# [Work to complete]
Leave out every picture, then output exactly the lines between the ones holding "Generate a Python" and "import pandas as pd", inclusive, and nothing beyond them.
## Begin Exercise material
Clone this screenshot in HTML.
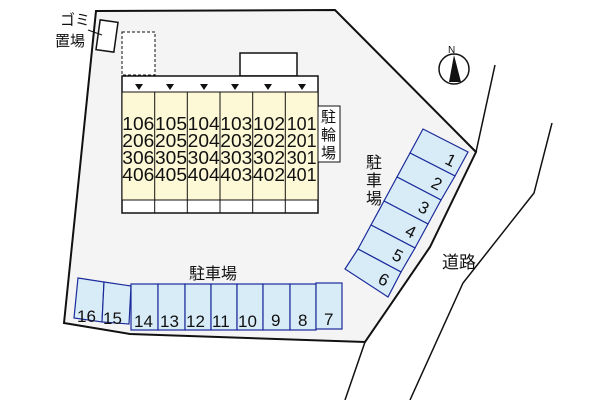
<!DOCTYPE html>
<html><head><meta charset="utf-8"><style>
body{margin:0;background:#fff}
svg text{font-family:"Liberation Sans","Noto Sans CJK JP",sans-serif;fill:#111}
</style></head><body>
<svg width="600" height="400" viewBox="0 0 600 400" xmlns="http://www.w3.org/2000/svg">
<polygon points="96,11 335,10 476,152 430,247 365,342 130,334 64,323" fill="#f4f4f4" stroke="#111" stroke-width="2"/>
<polyline points="495,65 476,152" fill="none" stroke="#111" stroke-width="1.5"/>
<polyline points="365,342 345,400" fill="none" stroke="#111" stroke-width="1.5"/>
<polyline points="552,123 534,193 463,283 410,400" fill="none" stroke="#111" stroke-width="1.5"/>
<rect x="98" y="21" width="18" height="30" transform="rotate(8 107 36)" fill="#fff" stroke="#111" stroke-width="1.5"/>
<line x1="88" y1="30" x2="102" y2="35" stroke="#111"/>
<text x="60" y="25" font-size="15">ゴミ</text>
<text x="55" y="46" font-size="15">置場</text>
<rect x="122" y="32" width="33" height="43" fill="#fff" stroke="#111" stroke-dasharray="3,2"/>
<rect x="240" y="53" width="57" height="23" fill="#fff" stroke="#111" stroke-width="1.5"/>
<rect x="122" y="76" width="196" height="137" fill="#fff" stroke="#111" stroke-width="1.5"/>
<rect x="122" y="92" width="196" height="108" fill="#fdf8d6" stroke="#111"/>
<g stroke="#111">
<line x1="154.7" y1="92" x2="154.7" y2="213"/><line x1="187.3" y1="92" x2="187.3" y2="213"/>
<line x1="220" y1="92" x2="220" y2="213"/><line x1="252.7" y1="92" x2="252.7" y2="213"/>
<line x1="285.3" y1="92" x2="285.3" y2="213"/>
</g>
<g fill="#111">
<polygon points="135,84 143,84 139,90"/><polygon points="166,84 174,84 170,90"/>
<polygon points="200,84 208,84 204,90"/><polygon points="231,84 239,84 235,90"/>
<polygon points="264,84 272,84 268,90"/><polygon points="298,84 306,84 302,90"/>
</g>
<g font-size="18" text-anchor="middle">
<text x="138.3" y="130" textLength="32" lengthAdjust="spacingAndGlyphs">106</text><text x="171" y="130" textLength="32" lengthAdjust="spacingAndGlyphs">105</text><text x="203.7" y="130" textLength="32" lengthAdjust="spacingAndGlyphs">104</text><text x="236.3" y="130" textLength="32" lengthAdjust="spacingAndGlyphs">103</text><text x="269" y="130" textLength="32" lengthAdjust="spacingAndGlyphs">102</text><text x="301.7" y="130" textLength="30" lengthAdjust="spacingAndGlyphs">101</text>
<text x="138.3" y="147" textLength="32" lengthAdjust="spacingAndGlyphs">206</text><text x="171" y="147" textLength="32" lengthAdjust="spacingAndGlyphs">205</text><text x="203.7" y="147" textLength="32" lengthAdjust="spacingAndGlyphs">204</text><text x="236.3" y="147" textLength="32" lengthAdjust="spacingAndGlyphs">203</text><text x="269" y="147" textLength="32" lengthAdjust="spacingAndGlyphs">202</text><text x="301.7" y="147" textLength="30" lengthAdjust="spacingAndGlyphs">201</text>
<text x="138.3" y="164" textLength="32" lengthAdjust="spacingAndGlyphs">306</text><text x="171" y="164" textLength="32" lengthAdjust="spacingAndGlyphs">305</text><text x="203.7" y="164" textLength="32" lengthAdjust="spacingAndGlyphs">304</text><text x="236.3" y="164" textLength="32" lengthAdjust="spacingAndGlyphs">303</text><text x="269" y="164" textLength="32" lengthAdjust="spacingAndGlyphs">302</text><text x="301.7" y="164" textLength="30" lengthAdjust="spacingAndGlyphs">301</text>
<text x="138.3" y="181" textLength="32" lengthAdjust="spacingAndGlyphs">406</text><text x="171" y="181" textLength="32" lengthAdjust="spacingAndGlyphs">405</text><text x="203.7" y="181" textLength="32" lengthAdjust="spacingAndGlyphs">404</text><text x="236.3" y="181" textLength="32" lengthAdjust="spacingAndGlyphs">403</text><text x="269" y="181" textLength="32" lengthAdjust="spacingAndGlyphs">402</text><text x="301.7" y="181" textLength="30" lengthAdjust="spacingAndGlyphs">401</text>
</g>
<rect x="318" y="106" width="22" height="56" fill="#fff" stroke="#111"/>
<text x="321" y="122" font-size="15">駐</text><text x="321" y="140" font-size="15">輪</text><text x="321" y="158" font-size="15">場</text>
<text x="366" y="168" font-size="16">駐</text><text x="366" y="186" font-size="16">車</text><text x="366" y="204" font-size="16">場</text>
<text x="189" y="279" font-size="16">駐車場</text>
<text x="442" y="268" font-size="17">道路</text>
<circle cx="454" cy="69" r="15" fill="#fff" stroke="#111" stroke-width="1.5"/>
<polygon points="454,55 449,82 461,82" fill="#111"/>
<text x="448" y="53" font-size="10">N</text>
<g fill="#d8ecf8" stroke="#1a2a9a" stroke-width="1.2">
<polygon points="423,129 468,152 455,176 410,153"/>
<polygon points="410,153 455,176 441,200 397,177"/>
<polygon points="397,177 441,200 428,224 384,201"/>
<polygon points="384,201 428,224 415,248 371,225"/>
<polygon points="371,225 415,248 401,272 358,249"/>
<polygon points="358,249 401,272 388,297 345,269"/>
</g>
<g font-size="17">
<text x="446" y="166" transform="rotate(27 451 160)">1</text>
<text x="432" y="190" transform="rotate(27 438 184)">2</text>
<text x="419" y="214" transform="rotate(27 425 208)">3</text>
<text x="406" y="238" transform="rotate(27 412 232)">4</text>
<text x="393" y="262" transform="rotate(27 399 256)">5</text>
<text x="379" y="286" transform="rotate(27 385 280)">6</text>
</g>
<g fill="#d8ecf8" stroke="#1a2a9a" stroke-width="1.2">
<polygon points="78,278 104,282 102,322 74,318"/>
<polygon points="104,282 131,286 129,324 102,322"/>
<rect x="131" y="284" width="27" height="46"/><rect x="158" y="284" width="27" height="46"/>
<rect x="185" y="284" width="26" height="46"/><rect x="211" y="284" width="26" height="46"/>
<rect x="237" y="284" width="26" height="46"/><rect x="263" y="284" width="27" height="46"/>
<rect x="290" y="284" width="26" height="46"/><rect x="316" y="283" width="26" height="46"/>
</g>
<g font-size="17">
<text x="77" y="322">16</text><text x="103" y="324">15</text>
<text x="134" y="327">14</text><text x="160" y="327">13</text><text x="186" y="327">12</text>
<text x="212" y="327">11</text><text x="238" y="327">10</text><text x="271" y="326">9</text>
<text x="298" y="326">8</text><text x="324" y="325">7</text>
</g>
</svg>
</body></html>
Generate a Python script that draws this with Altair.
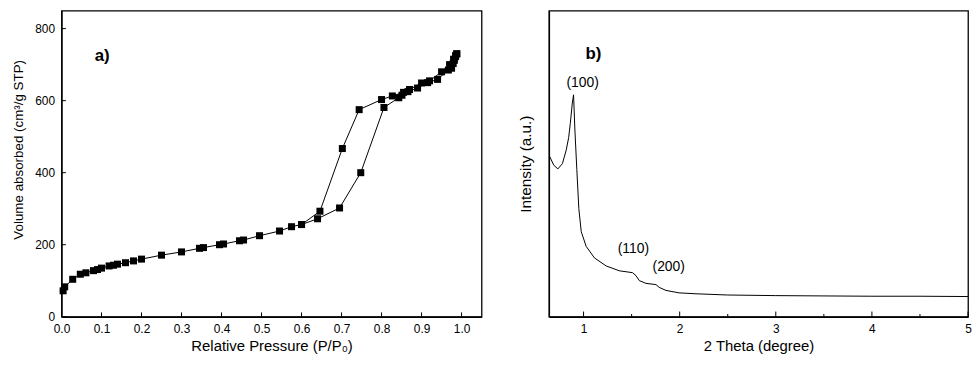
import altair as alt
import pandas as pd

# ---- Panel a) N2 sorption isotherm ----
ads_p = [0.004, 0.008, 0.028, 0.047, 0.061, 0.08, 0.09, 0.1, 0.119, 0.13, 0.14, 0.16, 0.18, 0.2,
         0.25, 0.3, 0.345, 0.355, 0.395, 0.405, 0.445, 0.455, 0.495, 0.545, 0.575, 0.6, 0.64,
         0.695, 0.748, 0.806, 0.843, 0.851, 0.866, 0.89, 0.915, 0.94, 0.967, 0.975, 0.979,
         0.982, 0.985, 0.988]
ads_v = [72, 83, 104, 118, 122, 128, 131, 135, 141, 143, 146, 150, 155, 160,
         171, 180, 190, 192, 200, 202, 211, 213, 225, 238, 250, 256, 272,
         302, 400, 581, 608, 615, 625, 635, 650, 659, 685, 690, 703,
         712, 722, 730]
des_p = [0.988, 0.985, 0.98, 0.97, 0.95, 0.92, 0.90, 0.87, 0.855, 0.827, 0.80, 0.744, 0.702, 0.646, 0.6]
des_v = [730, 725, 715, 700, 680, 655, 649, 631, 623, 613, 603, 575, 467, 293, 256]

a_xticks = [0.0, 0.1, 0.2, 0.3, 0.4, 0.5, 0.6, 0.7, 0.8, 0.9, 1.0]
a_yticks = [0, 200, 400, 600, 800]

# ---- Panel b) low-angle XRD ----
xrd_2theta = [0.647, 0.69, 0.733, 0.78, 0.82, 0.845, 0.862, 0.882, 0.896, 0.91, 0.93, 0.951, 0.976,
              1.027, 1.114, 1.235, 1.373, 1.51, 1.546, 1.58, 1.65, 1.753, 1.787, 1.857, 1.994,
              2.17, 2.5, 3.0, 3.5, 4.0, 4.5, 5.0]
xrd_int = [52.4, 49.5, 48.3, 50.0, 54.5, 58.5, 63.1, 69.5, 72.5, 61.0, 48.1, 35.3, 27.8,
           23.0, 19.2, 16.6, 15.0, 14.4, 13.4, 11.8, 10.9, 10.5, 9.6, 8.6, 7.8,
           7.5, 7.1, 6.9, 6.8, 6.7, 6.7, 6.6]
b_major = [1, 2, 3, 4, 5]
b_minor = [1.5, 2.5, 3.5, 4.5]
peak_labels = ["(100)", "(110)", "(200)"]
peak_x = [0.99, 1.518, 1.886]
peak_y = [76.3, 22.2, 16.3]

FONT = "Arial, Liberation Sans, sans-serif"

iso = pd.DataFrame({
    "p": ads_p + des_p,
    "v": ads_v + des_v,
    "branch": ["ads"] * len(ads_p) + ["des"] * len(des_p),
    "idx": list(range(len(ads_p))) + list(range(len(des_p))),
})

xa = alt.X("p:Q", scale=alt.Scale(domain=[0, 1.05], nice=False, zero=False),
           axis=alt.Axis(values=a_xticks, format=".1f", title="Relative Pressure (P/P₀)",
                         ticks=False, grid=False, labelPadding=7, titlePadding=4, labelFlush=False))
ya = alt.Y("v:Q", scale=alt.Scale(domain=[0, 850], nice=False),
           axis=alt.Axis(values=a_yticks, title="Volume absorbed (cm³/g STP)", ticks=False,
                         grid=False, labelPadding=7, titlePadding=9, titleFontSize=13.5,
                         labelFlush=False, titleY=140))

a_line = alt.Chart(iso).mark_line(color="black", strokeWidth=1).encode(
    x=xa, y=ya, detail="branch:N", order="idx:Q")
a_pts = alt.Chart(iso).mark_point(shape="square", filled=True, color="black", size=50, opacity=1).encode(
    x="p:Q", y="v:Q")
a_xt = alt.Chart(pd.DataFrame({"t": a_xticks})).mark_rule(color="black", strokeWidth=1).encode(
    x="t:Q", y=alt.datum(0), y2=alt.datum(12))
a_yt = alt.Chart(pd.DataFrame({"t": a_yticks})).mark_rule(color="black", strokeWidth=1).encode(
    y="t:Q", x=alt.datum(0), x2=alt.datum(0.011))
a_lab = alt.Chart(pd.DataFrame({"p": [0.083], "v": [723], "t": ["a)"]})).mark_text(
    font=FONT, fontSize=17, fontWeight="bold", align="left", baseline="middle", color="black").encode(
    x="p:Q", y="v:Q", text="t:N")

left = alt.layer(a_line, a_pts, a_xt, a_yt, a_lab).properties(width=424, height=309)

xrd = pd.DataFrame({"x": xrd_2theta, "y": xrd_int})
xb = alt.X("x:Q", scale=alt.Scale(domain=[0.64, 5], nice=False, zero=False),
           axis=alt.Axis(values=b_major, format="d", title="2 Theta (degree)", ticks=False,
                         grid=False, labelPadding=7, titlePadding=4, labelFlush=False))
yb = alt.Y("y:Q", scale=alt.Scale(domain=[0, 100], nice=False),
           axis=alt.Axis(labels=False, ticks=False, grid=False, title="Intensity (a.u.)",
                         titlePadding=16, titleFontSize=15.5))

b_line = alt.Chart(xrd).mark_line(color="black", strokeWidth=1).encode(x=xb, y=yb)
b_major_t = alt.Chart(pd.DataFrame({"t": b_major})).mark_rule(color="black", strokeWidth=1).encode(
    x="t:Q", y=alt.datum(0), y2=alt.datum(1.7))
b_minor_t = alt.Chart(pd.DataFrame({"t": b_minor})).mark_rule(color="black", strokeWidth=1).encode(
    x="t:Q", y=alt.datum(0), y2=alt.datum(0.9))
b_peaks = alt.Chart(pd.DataFrame({"x": peak_x, "y": peak_y, "t": peak_labels})).mark_text(
    font=FONT, fontSize=14, align="center", baseline="middle", color="black").encode(
    x="x:Q", y="y:Q", text="t:N")
b_lab = alt.Chart(pd.DataFrame({"x": [1.02], "y": [85.9], "t": ["b)"]})).mark_text(
    font=FONT, fontSize=17, fontWeight="bold", align="left", baseline="middle", color="black").encode(
    x="x:Q", y="y:Q", text="t:N")

right = alt.layer(b_line, b_major_t, b_minor_t, b_peaks, b_lab).properties(width=423, height=309)

chart = alt.hconcat(left, right, spacing=35).properties(
    padding={"left": 3, "top": 0, "right": 0, "bottom": 0},
    background="white",
).configure_view(stroke="black", strokeWidth=1.3).configure_axis(
    domainColor="black", domainWidth=1.3, labelColor="black", titleColor="black",
    labelFont=FONT, titleFont=FONT, labelFontSize=12, titleFontSize=15, titleFontWeight="normal"
)

chart.save("out.html", embed_options={"renderer": "svg", "actions": False})
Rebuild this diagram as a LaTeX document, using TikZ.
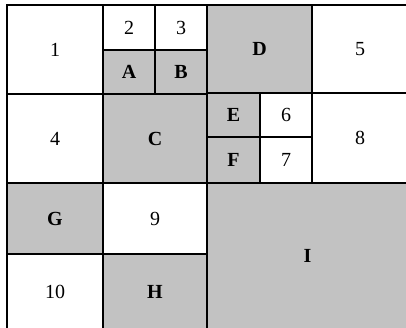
\documentclass[tikz,border=0pt]{standalone}
\usepackage{fontspec}
\setmainfont{Liberation Serif}
\begin{document}
\begin{tikzpicture}[x=1pt,y=-1pt,
  cell/.style={draw=black,line width=1.2pt,inner sep=0pt,outer sep=0pt,font=\fontsize{20}{22}\selectfont},
  wcell/.style={cell,fill=white},
  gcell/.style={cell,fill=gray!48,font=\fontsize{20}{22}\selectfont\bfseries}]
\useasboundingbox (0,0) rectangle (406,327);
\fill[white] (0,0) rectangle (406,327);
\newcommand\cellat[7]{% style, name, x1,y1,x2,y2, text
  \node[#1,minimum width={#5-#3},minimum height={#6-#4}] (#2) at ({(#3+#5)/2},{(#4+#6)/2}) {#7};}
\cellat{wcell}{n1}{7}{5}{103}{94}{1}
\cellat{wcell}{n2}{103}{5}{155}{50}{2}
\cellat{wcell}{n3}{155}{5}{207}{50}{3}
\cellat{gcell}{nA}{103}{50}{155}{94}{A}
\cellat{gcell}{nB}{155}{50}{207}{94}{B}
\cellat{gcell}{nD}{207}{5}{312}{93}{D}
\cellat{wcell}{n5}{312}{5}{408}{93}{5}
\cellat{wcell}{n4}{7}{94}{103}{183}{4}
\cellat{gcell}{nC}{103}{94}{207}{183}{C}
\cellat{gcell}{nE}{207}{93}{260}{137}{E}
\cellat{gcell}{nF}{207}{137}{260}{183}{F}
\cellat{wcell}{n6}{260}{93}{312}{137}{6}
\cellat{wcell}{n7}{260}{137}{312}{183}{7}
\cellat{wcell}{n8}{312}{93}{408}{183}{8}
\cellat{gcell}{nG}{7}{183}{103}{254}{G}
\cellat{wcell}{n9}{103}{183}{207}{254}{9}
\cellat{wcell}{n10}{7}{254}{103}{329}{10}
\cellat{gcell}{nH}{103}{254}{207}{329}{H}
\cellat{gcell}{nI}{207}{183}{408}{329}{I}
\end{tikzpicture}
\end{document}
## End Exercise material
# [Correct answer]
Generate a Python script that draws this with Altair.
import altair as alt
import pandas as pd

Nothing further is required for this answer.